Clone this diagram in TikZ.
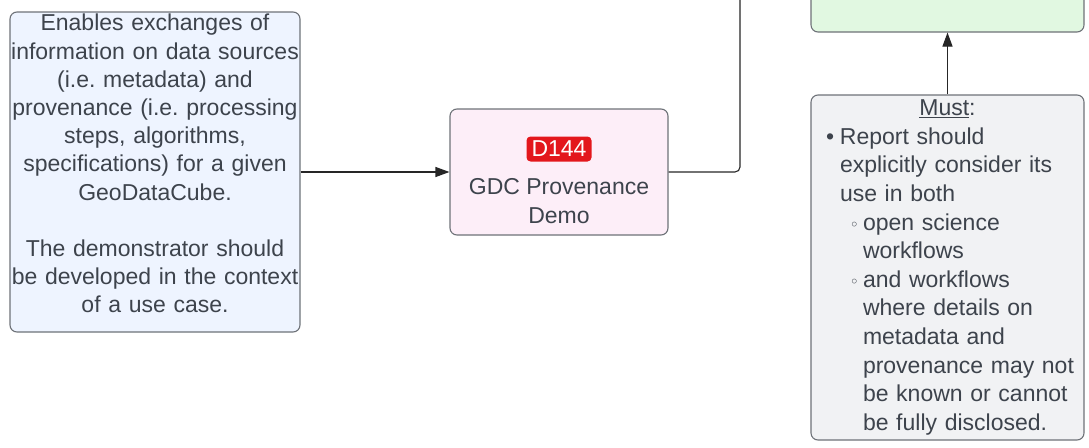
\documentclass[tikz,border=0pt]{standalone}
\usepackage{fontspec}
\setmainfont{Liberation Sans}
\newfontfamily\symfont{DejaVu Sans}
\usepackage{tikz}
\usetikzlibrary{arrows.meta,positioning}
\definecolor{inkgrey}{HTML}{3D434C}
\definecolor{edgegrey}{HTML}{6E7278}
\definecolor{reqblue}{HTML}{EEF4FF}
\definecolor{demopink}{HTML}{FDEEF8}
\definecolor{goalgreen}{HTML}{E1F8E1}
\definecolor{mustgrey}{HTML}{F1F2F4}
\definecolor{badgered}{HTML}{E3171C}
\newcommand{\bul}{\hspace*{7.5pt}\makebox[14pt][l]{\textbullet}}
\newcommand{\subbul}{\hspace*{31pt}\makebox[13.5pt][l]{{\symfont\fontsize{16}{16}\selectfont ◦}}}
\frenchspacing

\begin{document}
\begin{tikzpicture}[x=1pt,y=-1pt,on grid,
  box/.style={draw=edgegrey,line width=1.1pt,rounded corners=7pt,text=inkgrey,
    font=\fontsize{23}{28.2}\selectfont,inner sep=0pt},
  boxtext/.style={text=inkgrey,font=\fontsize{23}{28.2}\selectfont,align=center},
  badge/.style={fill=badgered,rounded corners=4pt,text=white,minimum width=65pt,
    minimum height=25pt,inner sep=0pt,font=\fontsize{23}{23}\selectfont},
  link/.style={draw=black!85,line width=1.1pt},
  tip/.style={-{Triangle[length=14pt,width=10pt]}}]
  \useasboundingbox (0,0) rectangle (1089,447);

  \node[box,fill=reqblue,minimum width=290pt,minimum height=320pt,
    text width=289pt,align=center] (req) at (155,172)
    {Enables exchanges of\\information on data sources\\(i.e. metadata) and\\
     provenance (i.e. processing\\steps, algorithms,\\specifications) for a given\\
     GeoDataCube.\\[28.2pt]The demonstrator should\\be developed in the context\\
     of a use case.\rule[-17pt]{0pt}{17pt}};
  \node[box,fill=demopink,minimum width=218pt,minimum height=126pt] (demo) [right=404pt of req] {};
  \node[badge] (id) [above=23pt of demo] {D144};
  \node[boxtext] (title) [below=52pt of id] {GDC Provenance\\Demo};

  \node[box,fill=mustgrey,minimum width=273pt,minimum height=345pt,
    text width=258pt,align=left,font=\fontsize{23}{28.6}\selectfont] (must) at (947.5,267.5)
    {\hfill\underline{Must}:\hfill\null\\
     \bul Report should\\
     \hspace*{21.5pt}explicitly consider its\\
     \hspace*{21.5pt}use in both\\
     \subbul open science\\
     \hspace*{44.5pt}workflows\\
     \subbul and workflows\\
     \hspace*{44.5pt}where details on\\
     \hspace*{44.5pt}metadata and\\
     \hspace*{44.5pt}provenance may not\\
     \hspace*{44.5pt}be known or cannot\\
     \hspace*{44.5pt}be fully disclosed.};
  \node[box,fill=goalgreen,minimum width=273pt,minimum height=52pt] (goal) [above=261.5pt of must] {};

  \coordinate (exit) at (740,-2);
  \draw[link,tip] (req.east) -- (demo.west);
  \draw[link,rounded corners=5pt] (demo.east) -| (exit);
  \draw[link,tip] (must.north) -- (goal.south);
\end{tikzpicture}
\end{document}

════════════════════

▸ Requirement
Repeat, exactly and in full, each line from the start of the data to the line that contains "(0,0) rectangle (1089,447);". Pictures do not go in.

▸ Solution to the exercise
Clone this diagram in TikZ.
\documentclass[tikz,border=0pt]{standalone}
\usepackage{fontspec}
\setmainfont{Liberation Sans}
\newfontfamily\symfont{DejaVu Sans}
\usepackage{tikz}
\usetikzlibrary{arrows.meta,positioning}
\definecolor{inkgrey}{HTML}{3D434C}
\definecolor{edgegrey}{HTML}{6E7278}
\definecolor{reqblue}{HTML}{EEF4FF}
\definecolor{demopink}{HTML}{FDEEF8}
\definecolor{goalgreen}{HTML}{E1F8E1}
\definecolor{mustgrey}{HTML}{F1F2F4}
\definecolor{badgered}{HTML}{E3171C}
\newcommand{\bul}{\hspace*{7.5pt}\makebox[14pt][l]{\textbullet}}
\newcommand{\subbul}{\hspace*{31pt}\makebox[13.5pt][l]{{\symfont\fontsize{16}{16}\selectfont ◦}}}
\frenchspacing

\begin{document}
\begin{tikzpicture}[x=1pt,y=-1pt,on grid,
  box/.style={draw=edgegrey,line width=1.1pt,rounded corners=7pt,text=inkgrey,
    font=\fontsize{23}{28.2}\selectfont,inner sep=0pt},
  boxtext/.style={text=inkgrey,font=\fontsize{23}{28.2}\selectfont,align=center},
  badge/.style={fill=badgered,rounded corners=4pt,text=white,minimum width=65pt,
    minimum height=25pt,inner sep=0pt,font=\fontsize{23}{23}\selectfont},
  link/.style={draw=black!85,line width=1.1pt},
  tip/.style={-{Triangle[length=14pt,width=10pt]}}]
  \useasboundingbox (0,0) rectangle (1089,447);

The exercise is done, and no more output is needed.